Ubuntu usually has the firewall active. You need to allow traffic through port 8081:

sudo ufw allow 8081/tcp

sudo ufw status

Configure Nexus to “listen” to everyone

Sometimes Nexus is configured to respond only to 127.0.0.1 (localhost). To respond to your domain, it must listen on 0.0.0.0

Edit the properties file:

sudo vi /opt/sonatype-work/nexus3/etc/nexus.properties

Look for the line: application-host=0.0.0.0

If it says 127.0.0.1, change it to 0.0.0.0. If the line is commented out with #, remove the hash symbol


Restart

sudo systemctl restart nexus

Accessing directly through port 8081 has a problem: It does not have SSL (it is not HTTPS)

Danger: Your admin password will travel over the internet in plain text.

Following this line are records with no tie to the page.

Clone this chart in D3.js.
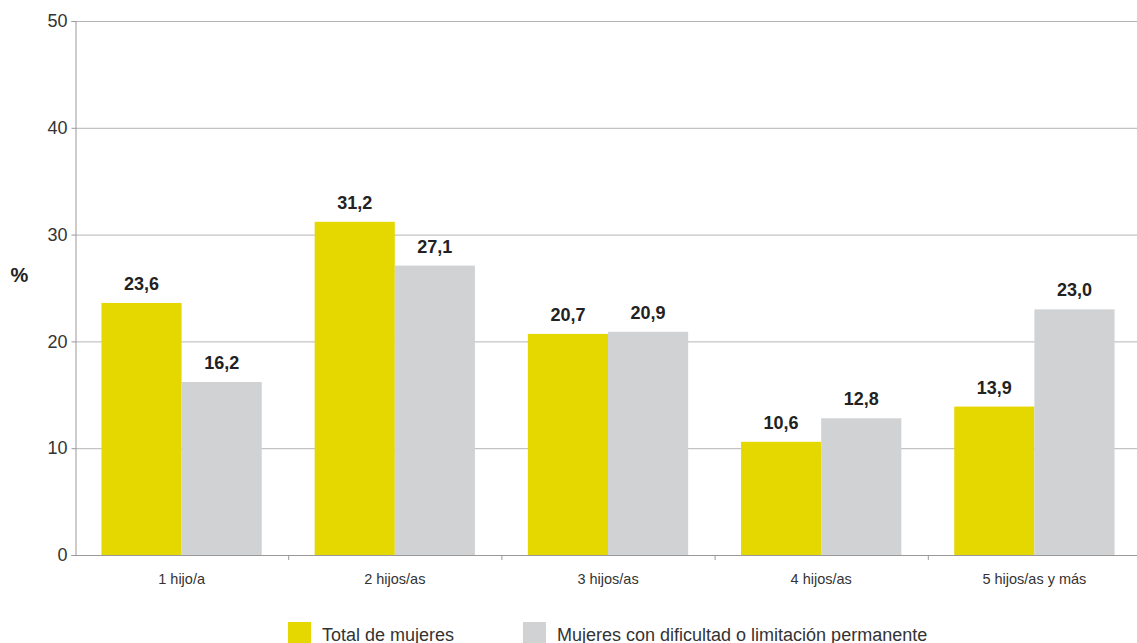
<!DOCTYPE html>
<html><head><meta charset="utf-8">
<script src="https://cdn.jsdelivr.net/npm/d3@7"></script>
<style>body{margin:0;background:#fff}svg{display:block}text{font-family:"Liberation Sans",Arial,sans-serif}</style>
</head><body>
<svg id="c" width="1137" height="643"></svg>
<script>
const categories = ["1 hijo/a","2 hijos/as","3 hijos/as","4 hijos/as","5 hijos/as y más"];
const seriesNames = ["Total de mujeres","Mujeres con dificultad o limitación permanente"];
const totalMujeres = [23.6,31.2,20.7,10.6,13.9];
const conDificultad = [16.2,27.1,20.9,12.8,23.0];
const yTicks = [0,10,20,30,40,50];
const colors = ["#e5d800","#d1d2d4"];

(function(){
const svg = d3.select("#c");
const mLeft = 75, mRight = 1141, mTop = 21, mBottom = 555;
const y = d3.scaleLinear().domain([0,50]).range([mBottom, mTop]);
const x0 = d3.scaleBand().domain(categories).range([mLeft, mRight]).padding(0);
const x1 = d3.scaleBand().domain(seriesNames).range([0, x0.bandwidth()]).paddingInner(0).paddingOuter(0.33);

const data = categories.map((c,i)=>({cat:c, vals:[{s:seriesNames[0],v:totalMujeres[i]},{s:seriesNames[1],v:conDificultad[i]}]}));

// gridlines
svg.append("g").selectAll("line").data(yTicks.filter(t=>t>0)).join("line")
  .attr("x1",mLeft).attr("x2",1137).attr("y1",d=>y(d)+0.5).attr("y2",d=>y(d)+0.5)
  .attr("stroke","#b5b5b5").attr("stroke-width",1);

// bars
const g = svg.append("g").selectAll("g").data(data).join("g")
  .attr("transform",d=>`translate(${x0(d.cat)},0)`);
g.selectAll("rect").data(d=>d.vals).join("rect")
  .attr("x",d=>x1(d.s)).attr("width",x1.bandwidth())
  .attr("y",d=>y(d.v)).attr("height",d=>y(0)-y(d.v))
  .attr("fill",(d,i)=>colors[i]);
g.selectAll("text").data(d=>d.vals).join("text")
  .attr("x",d=>x1(d.s)+x1.bandwidth()/2).attr("y",d=>y(d.v)-13)
  .attr("text-anchor","middle").attr("font-size",18).attr("font-weight","bold").attr("fill","#222")
  .text(d=>d3.format(".1f")(d.v).replace(".",","));

// y axis
const ya = svg.append("g").attr("transform",`translate(${mLeft+0.5},0)`)
  .call(d3.axisLeft(y).tickValues(yTicks).tickSize(4).tickPadding(4));
ya.select(".domain").attr("stroke","#999");
ya.selectAll(".tick line").attr("stroke","#999");
ya.selectAll(".tick text").attr("font-size",18).attr("fill","#333").attr("font-family","Liberation Sans, Arial, sans-serif");

// x axis
const xa = svg.append("g").attr("transform",`translate(0,${mBottom+0.5})`)
  .call(d3.axisBottom(x0).tickSize(0).tickPadding(18));
xa.select(".domain").attr("stroke","#999").attr("d",`M${mLeft},0H1137`);
xa.selectAll(".tick text").attr("font-size",14.5).attr("fill","#333").attr("font-family","Liberation Sans, Arial, sans-serif");
svg.append("g").selectAll("line").data(categories.slice(1)).join("line")
  .attr("x1",d=>x0(d)+0.5).attr("x2",d=>x0(d)+0.5).attr("y1",mBottom).attr("y2",mBottom+5)
  .attr("stroke","#999");

// % label
svg.append("text").attr("x",19.5).attr("y",282).attr("text-anchor","middle")
  .attr("font-size",20).attr("font-weight","bold").attr("fill","#222").text("%");

// legend
const legX = [288, 523];
const lg = svg.append("g").selectAll("g").data(seriesNames).join("g")
  .attr("transform",(d,i)=>`translate(${legX[i]},622)`);
lg.append("rect").attr("width",23).attr("height",21).attr("fill",(d,i)=>colors[i]);
lg.append("text").attr("x",34).attr("y",18.5).attr("font-size",18).attr("fill","#333").text(d=>d);
})();
</script>
</body></html>
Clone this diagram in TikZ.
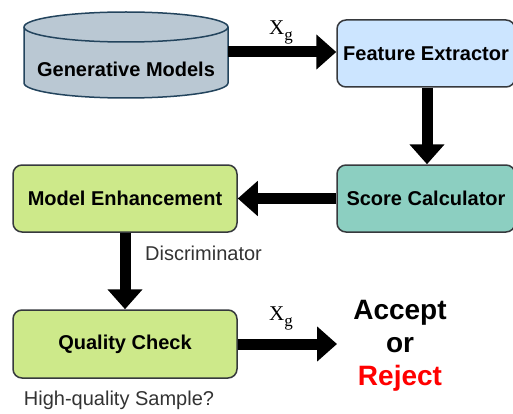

Anyone on the same Wi-Fi network (or along the way) could capture it.

Ideally, you should say that the direct access is for testing purposes, but in production you should use a reverse proxy (like Nginx) with Certbot (Let’s Encrypt) to access it via https://domain.com

SSH Tunnel: It’s ultra-secure because port 8081 is never exposed to the internet; it “travels” within your encrypted SSH connection.


Access your router (192.168.0.1) and perform port forwarding on internal port 8081

This is so that an external device and port XXXX can communicate with localhost and port 8081

In this case, I would enter through domain.com:8081 and be redirected to localhost:8081 on the server.